TO BE DONE:
The complete listing should be restated exactly.

INFORMATION PROVIDED:
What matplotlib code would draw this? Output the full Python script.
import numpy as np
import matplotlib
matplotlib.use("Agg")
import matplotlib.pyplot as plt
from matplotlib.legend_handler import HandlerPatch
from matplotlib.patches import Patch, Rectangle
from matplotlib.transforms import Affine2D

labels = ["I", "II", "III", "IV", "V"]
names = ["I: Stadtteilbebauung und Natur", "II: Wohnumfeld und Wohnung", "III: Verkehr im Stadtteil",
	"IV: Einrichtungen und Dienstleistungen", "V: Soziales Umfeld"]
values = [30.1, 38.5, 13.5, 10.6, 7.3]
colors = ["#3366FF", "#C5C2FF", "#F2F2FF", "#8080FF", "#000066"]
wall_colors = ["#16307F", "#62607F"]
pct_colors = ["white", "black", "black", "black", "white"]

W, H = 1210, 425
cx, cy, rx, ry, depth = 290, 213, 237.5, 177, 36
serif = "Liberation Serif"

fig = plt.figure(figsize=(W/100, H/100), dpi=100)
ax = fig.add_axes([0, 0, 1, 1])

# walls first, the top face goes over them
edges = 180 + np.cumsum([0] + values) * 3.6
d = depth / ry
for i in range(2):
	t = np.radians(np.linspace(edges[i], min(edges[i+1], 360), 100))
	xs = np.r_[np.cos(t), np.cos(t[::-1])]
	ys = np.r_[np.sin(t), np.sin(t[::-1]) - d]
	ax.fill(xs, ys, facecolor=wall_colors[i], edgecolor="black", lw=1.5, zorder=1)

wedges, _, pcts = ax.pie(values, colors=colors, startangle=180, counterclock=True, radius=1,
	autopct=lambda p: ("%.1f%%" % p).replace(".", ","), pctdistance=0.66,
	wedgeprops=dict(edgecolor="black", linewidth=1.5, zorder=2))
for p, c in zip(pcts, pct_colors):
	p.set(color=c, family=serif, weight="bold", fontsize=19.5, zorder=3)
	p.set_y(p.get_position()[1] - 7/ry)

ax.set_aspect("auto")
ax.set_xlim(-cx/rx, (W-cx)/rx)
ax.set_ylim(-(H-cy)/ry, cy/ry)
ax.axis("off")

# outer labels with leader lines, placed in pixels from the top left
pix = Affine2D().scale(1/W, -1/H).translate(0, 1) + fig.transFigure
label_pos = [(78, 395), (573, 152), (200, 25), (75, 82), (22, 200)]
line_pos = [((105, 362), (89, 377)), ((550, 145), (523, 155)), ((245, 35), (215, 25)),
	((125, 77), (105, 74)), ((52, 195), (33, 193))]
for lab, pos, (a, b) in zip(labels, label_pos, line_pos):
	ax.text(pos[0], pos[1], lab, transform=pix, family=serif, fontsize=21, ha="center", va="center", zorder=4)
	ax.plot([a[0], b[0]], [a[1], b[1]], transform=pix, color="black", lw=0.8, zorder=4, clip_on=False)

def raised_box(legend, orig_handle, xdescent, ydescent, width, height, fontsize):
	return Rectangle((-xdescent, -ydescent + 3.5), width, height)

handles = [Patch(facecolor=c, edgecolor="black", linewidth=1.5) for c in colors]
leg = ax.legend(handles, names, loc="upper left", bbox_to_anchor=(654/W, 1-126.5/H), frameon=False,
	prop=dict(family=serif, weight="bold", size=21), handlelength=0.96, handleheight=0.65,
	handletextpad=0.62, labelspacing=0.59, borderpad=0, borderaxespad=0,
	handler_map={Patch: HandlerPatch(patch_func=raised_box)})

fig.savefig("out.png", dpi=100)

FINISHED TASK:
What matplotlib code would draw this? Output the full Python script.
import numpy as np
import matplotlib
matplotlib.use("Agg")
import matplotlib.pyplot as plt
from matplotlib.legend_handler import HandlerPatch
from matplotlib.patches import Patch, Rectangle
from matplotlib.transforms import Affine2D

labels = ["I", "II", "III", "IV", "V"]
names = ["I: Stadtteilbebauung und Natur", "II: Wohnumfeld und Wohnung", "III: Verkehr im Stadtteil",
	"IV: Einrichtungen und Dienstleistungen", "V: Soziales Umfeld"]
values = [30.1, 38.5, 13.5, 10.6, 7.3]
colors = ["#3366FF", "#C5C2FF", "#F2F2FF", "#8080FF", "#000066"]
wall_colors = ["#16307F", "#62607F"]
pct_colors = ["white", "black", "black", "black", "white"]

W, H = 1210, 425
cx, cy, rx, ry, depth = 290, 213, 237.5, 177, 36
serif = "Liberation Serif"

fig = plt.figure(figsize=(W/100, H/100), dpi=100)
ax = fig.add_axes([0, 0, 1, 1])

# walls first, the top face goes over them
edges = 180 + np.cumsum([0] + values) * 3.6
d = depth / ry
for i in range(2):
	t = np.radians(np.linspace(edges[i], min(edges[i+1], 360), 100))
	xs = np.r_[np.cos(t), np.cos(t[::-1])]
	ys = np.r_[np.sin(t), np.sin(t[::-1]) - d]
	ax.fill(xs, ys, facecolor=wall_colors[i], edgecolor="black", lw=1.5, zorder=1)

wedges, _, pcts = ax.pie(values, colors=colors, startangle=180, counterclock=True, radius=1,
	autopct=lambda p: ("%.1f%%" % p).replace(".", ","), pctdistance=0.66,
	wedgeprops=dict(edgecolor="black", linewidth=1.5, zorder=2))
for p, c in zip(pcts, pct_colors):
	p.set(color=c, family=serif, weight="bold", fontsize=19.5, zorder=3)
	p.set_y(p.get_position()[1] - 7/ry)

ax.set_aspect("auto")
ax.set_xlim(-cx/rx, (W-cx)/rx)
ax.set_ylim(-(H-cy)/ry, cy/ry)
ax.axis("off")

# outer labels with leader lines, placed in pixels from the top left
pix = Affine2D().scale(1/W, -1/H).translate(0, 1) + fig.transFigure
label_pos = [(78, 395), (573, 152), (200, 25), (75, 82), (22, 200)]
line_pos = [((105, 362), (89, 377)), ((550, 145), (523, 155)), ((245, 35), (215, 25)),
	((125, 77), (105, 74)), ((52, 195), (33, 193))]
for lab, pos, (a, b) in zip(labels, label_pos, line_pos):
	ax.text(pos[0], pos[1], lab, transform=pix, family=serif, fontsize=21, ha="center", va="center", zorder=4)
	ax.plot([a[0], b[0]], [a[1], b[1]], transform=pix, color="black", lw=0.8, zorder=4, clip_on=False)

def raised_box(legend, orig_handle, xdescent, ydescent, width, height, fontsize):
	return Rectangle((-xdescent, -ydescent + 3.5), width, height)

handles = [Patch(facecolor=c, edgecolor="black", linewidth=1.5) for c in colors]
leg = ax.legend(handles, names, loc="upper left", bbox_to_anchor=(654/W, 1-126.5/H), frameon=False,
	prop=dict(family=serif, weight="bold", size=21), handlelength=0.96, handleheight=0.65,
	handletextpad=0.62, labelspacing=0.59, borderpad=0, borderaxespad=0,
	handler_map={Patch: HandlerPatch(patch_func=raised_box)})

fig.savefig("out.png", dpi=100)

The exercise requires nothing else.